[start Material]
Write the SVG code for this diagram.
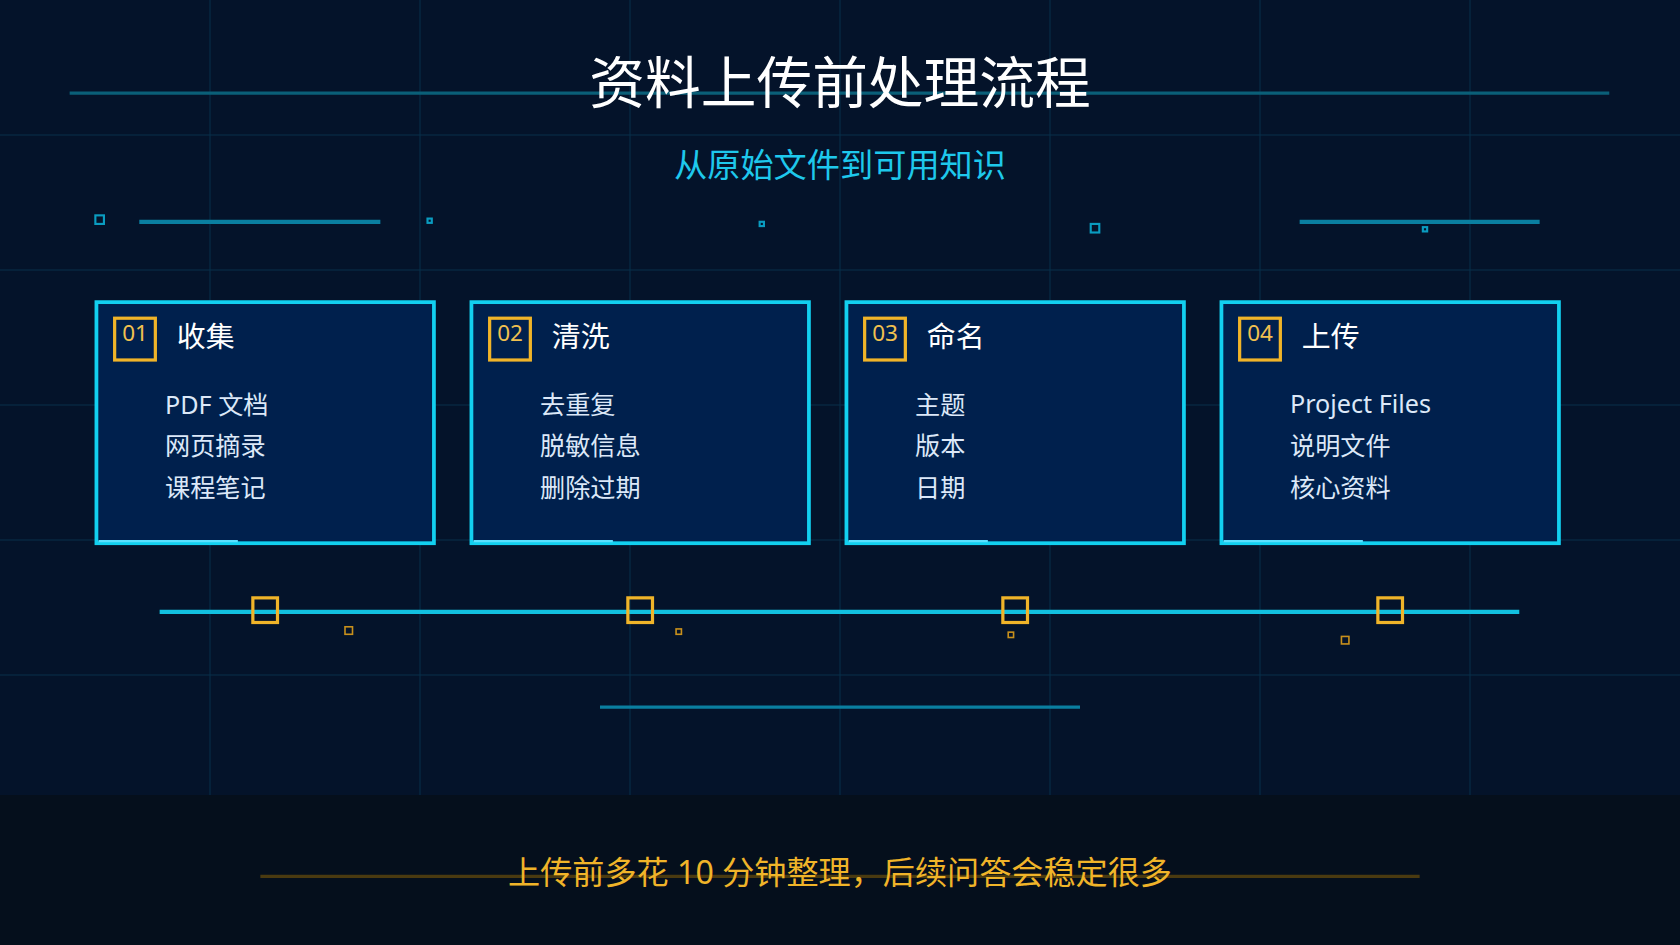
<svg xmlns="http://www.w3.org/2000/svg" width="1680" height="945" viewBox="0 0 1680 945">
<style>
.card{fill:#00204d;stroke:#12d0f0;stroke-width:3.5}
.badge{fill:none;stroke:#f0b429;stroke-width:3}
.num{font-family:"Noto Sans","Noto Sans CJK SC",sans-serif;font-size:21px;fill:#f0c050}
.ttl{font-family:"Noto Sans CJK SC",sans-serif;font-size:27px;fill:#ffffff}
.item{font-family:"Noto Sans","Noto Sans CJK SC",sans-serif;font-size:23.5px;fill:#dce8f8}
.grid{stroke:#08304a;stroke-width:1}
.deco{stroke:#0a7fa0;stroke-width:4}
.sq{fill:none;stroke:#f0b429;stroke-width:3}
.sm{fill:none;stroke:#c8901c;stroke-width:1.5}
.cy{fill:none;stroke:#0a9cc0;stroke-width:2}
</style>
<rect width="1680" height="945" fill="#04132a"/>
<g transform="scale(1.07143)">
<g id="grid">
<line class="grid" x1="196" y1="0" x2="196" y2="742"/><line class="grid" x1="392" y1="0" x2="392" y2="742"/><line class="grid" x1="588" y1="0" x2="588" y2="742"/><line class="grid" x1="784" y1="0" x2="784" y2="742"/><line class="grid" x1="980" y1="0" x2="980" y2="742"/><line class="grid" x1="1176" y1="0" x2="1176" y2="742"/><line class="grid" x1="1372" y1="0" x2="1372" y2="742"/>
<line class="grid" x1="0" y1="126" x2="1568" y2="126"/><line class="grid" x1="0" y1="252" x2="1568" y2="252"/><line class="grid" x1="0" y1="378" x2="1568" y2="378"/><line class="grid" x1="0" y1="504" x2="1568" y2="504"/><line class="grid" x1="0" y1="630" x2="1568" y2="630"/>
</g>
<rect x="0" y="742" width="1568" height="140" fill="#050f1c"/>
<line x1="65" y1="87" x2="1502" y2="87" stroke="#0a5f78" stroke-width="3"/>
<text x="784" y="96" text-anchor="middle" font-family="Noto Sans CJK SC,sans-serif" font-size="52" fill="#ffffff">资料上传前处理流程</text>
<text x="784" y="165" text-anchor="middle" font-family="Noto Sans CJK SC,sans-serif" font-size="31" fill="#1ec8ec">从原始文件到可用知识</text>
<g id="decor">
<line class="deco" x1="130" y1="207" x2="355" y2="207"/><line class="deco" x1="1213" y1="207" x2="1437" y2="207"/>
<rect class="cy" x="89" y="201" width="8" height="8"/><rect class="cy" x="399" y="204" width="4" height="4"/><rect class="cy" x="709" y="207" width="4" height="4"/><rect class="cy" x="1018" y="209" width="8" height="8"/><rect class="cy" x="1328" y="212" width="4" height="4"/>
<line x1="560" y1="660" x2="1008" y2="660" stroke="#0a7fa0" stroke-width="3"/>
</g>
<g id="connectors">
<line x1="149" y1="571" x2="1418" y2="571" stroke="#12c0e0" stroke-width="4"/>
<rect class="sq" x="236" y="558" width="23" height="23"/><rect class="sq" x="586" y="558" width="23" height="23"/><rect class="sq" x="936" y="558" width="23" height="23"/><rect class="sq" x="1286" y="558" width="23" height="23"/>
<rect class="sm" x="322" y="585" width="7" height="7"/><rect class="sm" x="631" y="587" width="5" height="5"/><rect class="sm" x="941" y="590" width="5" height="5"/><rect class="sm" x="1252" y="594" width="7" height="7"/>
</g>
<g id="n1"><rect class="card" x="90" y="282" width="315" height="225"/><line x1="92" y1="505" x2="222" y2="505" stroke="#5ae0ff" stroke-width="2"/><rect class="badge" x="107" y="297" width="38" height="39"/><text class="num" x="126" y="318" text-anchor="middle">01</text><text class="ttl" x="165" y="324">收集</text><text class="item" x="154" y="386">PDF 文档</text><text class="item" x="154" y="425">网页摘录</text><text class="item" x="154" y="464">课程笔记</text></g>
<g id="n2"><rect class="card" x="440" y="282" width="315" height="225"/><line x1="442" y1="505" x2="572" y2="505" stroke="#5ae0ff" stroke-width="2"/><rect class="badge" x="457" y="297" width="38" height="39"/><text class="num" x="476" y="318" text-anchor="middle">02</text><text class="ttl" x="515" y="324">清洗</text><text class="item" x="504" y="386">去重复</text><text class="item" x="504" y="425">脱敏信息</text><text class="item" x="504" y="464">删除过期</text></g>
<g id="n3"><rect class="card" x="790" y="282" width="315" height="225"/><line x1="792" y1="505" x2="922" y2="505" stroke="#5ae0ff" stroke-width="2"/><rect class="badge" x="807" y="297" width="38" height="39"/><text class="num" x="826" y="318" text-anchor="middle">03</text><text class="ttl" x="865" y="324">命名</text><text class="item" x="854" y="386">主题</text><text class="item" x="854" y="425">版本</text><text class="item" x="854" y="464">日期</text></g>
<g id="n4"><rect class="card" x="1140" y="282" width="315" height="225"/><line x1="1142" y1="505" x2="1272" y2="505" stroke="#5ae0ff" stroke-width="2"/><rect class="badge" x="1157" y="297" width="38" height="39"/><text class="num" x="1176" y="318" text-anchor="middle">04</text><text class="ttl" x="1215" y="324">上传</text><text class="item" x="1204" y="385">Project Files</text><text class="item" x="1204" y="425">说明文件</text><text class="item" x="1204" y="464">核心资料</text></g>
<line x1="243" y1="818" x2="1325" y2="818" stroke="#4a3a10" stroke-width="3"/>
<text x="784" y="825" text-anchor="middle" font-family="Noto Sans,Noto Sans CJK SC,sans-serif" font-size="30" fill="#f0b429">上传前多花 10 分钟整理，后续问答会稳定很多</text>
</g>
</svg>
[end Material]
* [Goal of the exercise] Without the pictures, copy the material exactly as given.

* [Response to the task]
Write the SVG code for this diagram.
<svg xmlns="http://www.w3.org/2000/svg" width="1680" height="945" viewBox="0 0 1680 945">
<style>
.card{fill:#00204d;stroke:#12d0f0;stroke-width:3.5}
.badge{fill:none;stroke:#f0b429;stroke-width:3}
.num{font-family:"Noto Sans","Noto Sans CJK SC",sans-serif;font-size:21px;fill:#f0c050}
.ttl{font-family:"Noto Sans CJK SC",sans-serif;font-size:27px;fill:#ffffff}
.item{font-family:"Noto Sans","Noto Sans CJK SC",sans-serif;font-size:23.5px;fill:#dce8f8}
.grid{stroke:#08304a;stroke-width:1}
.deco{stroke:#0a7fa0;stroke-width:4}
.sq{fill:none;stroke:#f0b429;stroke-width:3}
.sm{fill:none;stroke:#c8901c;stroke-width:1.5}
.cy{fill:none;stroke:#0a9cc0;stroke-width:2}
</style>
<rect width="1680" height="945" fill="#04132a"/>
<g transform="scale(1.07143)">
<g id="grid">
<line class="grid" x1="196" y1="0" x2="196" y2="742"/><line class="grid" x1="392" y1="0" x2="392" y2="742"/><line class="grid" x1="588" y1="0" x2="588" y2="742"/><line class="grid" x1="784" y1="0" x2="784" y2="742"/><line class="grid" x1="980" y1="0" x2="980" y2="742"/><line class="grid" x1="1176" y1="0" x2="1176" y2="742"/><line class="grid" x1="1372" y1="0" x2="1372" y2="742"/>
<line class="grid" x1="0" y1="126" x2="1568" y2="126"/><line class="grid" x1="0" y1="252" x2="1568" y2="252"/><line class="grid" x1="0" y1="378" x2="1568" y2="378"/><line class="grid" x1="0" y1="504" x2="1568" y2="504"/><line class="grid" x1="0" y1="630" x2="1568" y2="630"/>
</g>
<rect x="0" y="742" width="1568" height="140" fill="#050f1c"/>
<line x1="65" y1="87" x2="1502" y2="87" stroke="#0a5f78" stroke-width="3"/>
<text x="784" y="96" text-anchor="middle" font-family="Noto Sans CJK SC,sans-serif" font-size="52" fill="#ffffff">资料上传前处理流程</text>
<text x="784" y="165" text-anchor="middle" font-family="Noto Sans CJK SC,sans-serif" font-size="31" fill="#1ec8ec">从原始文件到可用知识</text>
<g id="decor">
<line class="deco" x1="130" y1="207" x2="355" y2="207"/><line class="deco" x1="1213" y1="207" x2="1437" y2="207"/>
<rect class="cy" x="89" y="201" width="8" height="8"/><rect class="cy" x="399" y="204" width="4" height="4"/><rect class="cy" x="709" y="207" width="4" height="4"/><rect class="cy" x="1018" y="209" width="8" height="8"/><rect class="cy" x="1328" y="212" width="4" height="4"/>
<line x1="560" y1="660" x2="1008" y2="660" stroke="#0a7fa0" stroke-width="3"/>
</g>
<g id="connectors">
<line x1="149" y1="571" x2="1418" y2="571" stroke="#12c0e0" stroke-width="4"/>
<rect class="sq" x="236" y="558" width="23" height="23"/><rect class="sq" x="586" y="558" width="23" height="23"/><rect class="sq" x="936" y="558" width="23" height="23"/><rect class="sq" x="1286" y="558" width="23" height="23"/>
<rect class="sm" x="322" y="585" width="7" height="7"/><rect class="sm" x="631" y="587" width="5" height="5"/><rect class="sm" x="941" y="590" width="5" height="5"/><rect class="sm" x="1252" y="594" width="7" height="7"/>
</g>
<g id="n1"><rect class="card" x="90" y="282" width="315" height="225"/><line x1="92" y1="505" x2="222" y2="505" stroke="#5ae0ff" stroke-width="2"/><rect class="badge" x="107" y="297" width="38" height="39"/><text class="num" x="126" y="318" text-anchor="middle">01</text><text class="ttl" x="165" y="324">收集</text><text class="item" x="154" y="386">PDF 文档</text><text class="item" x="154" y="425">网页摘录</text><text class="item" x="154" y="464">课程笔记</text></g>
<g id="n2"><rect class="card" x="440" y="282" width="315" height="225"/><line x1="442" y1="505" x2="572" y2="505" stroke="#5ae0ff" stroke-width="2"/><rect class="badge" x="457" y="297" width="38" height="39"/><text class="num" x="476" y="318" text-anchor="middle">02</text><text class="ttl" x="515" y="324">清洗</text><text class="item" x="504" y="386">去重复</text><text class="item" x="504" y="425">脱敏信息</text><text class="item" x="504" y="464">删除过期</text></g>
<g id="n3"><rect class="card" x="790" y="282" width="315" height="225"/><line x1="792" y1="505" x2="922" y2="505" stroke="#5ae0ff" stroke-width="2"/><rect class="badge" x="807" y="297" width="38" height="39"/><text class="num" x="826" y="318" text-anchor="middle">03</text><text class="ttl" x="865" y="324">命名</text><text class="item" x="854" y="386">主题</text><text class="item" x="854" y="425">版本</text><text class="item" x="854" y="464">日期</text></g>
<g id="n4"><rect class="card" x="1140" y="282" width="315" height="225"/><line x1="1142" y1="505" x2="1272" y2="505" stroke="#5ae0ff" stroke-width="2"/><rect class="badge" x="1157" y="297" width="38" height="39"/><text class="num" x="1176" y="318" text-anchor="middle">04</text><text class="ttl" x="1215" y="324">上传</text><text class="item" x="1204" y="385">Project Files</text><text class="item" x="1204" y="425">说明文件</text><text class="item" x="1204" y="464">核心资料</text></g>
<line x1="243" y1="818" x2="1325" y2="818" stroke="#4a3a10" stroke-width="3"/>
<text x="784" y="825" text-anchor="middle" font-family="Noto Sans,Noto Sans CJK SC,sans-serif" font-size="30" fill="#f0b429">上传前多花 10 分钟整理，后续问答会稳定很多</text>
</g>
</svg>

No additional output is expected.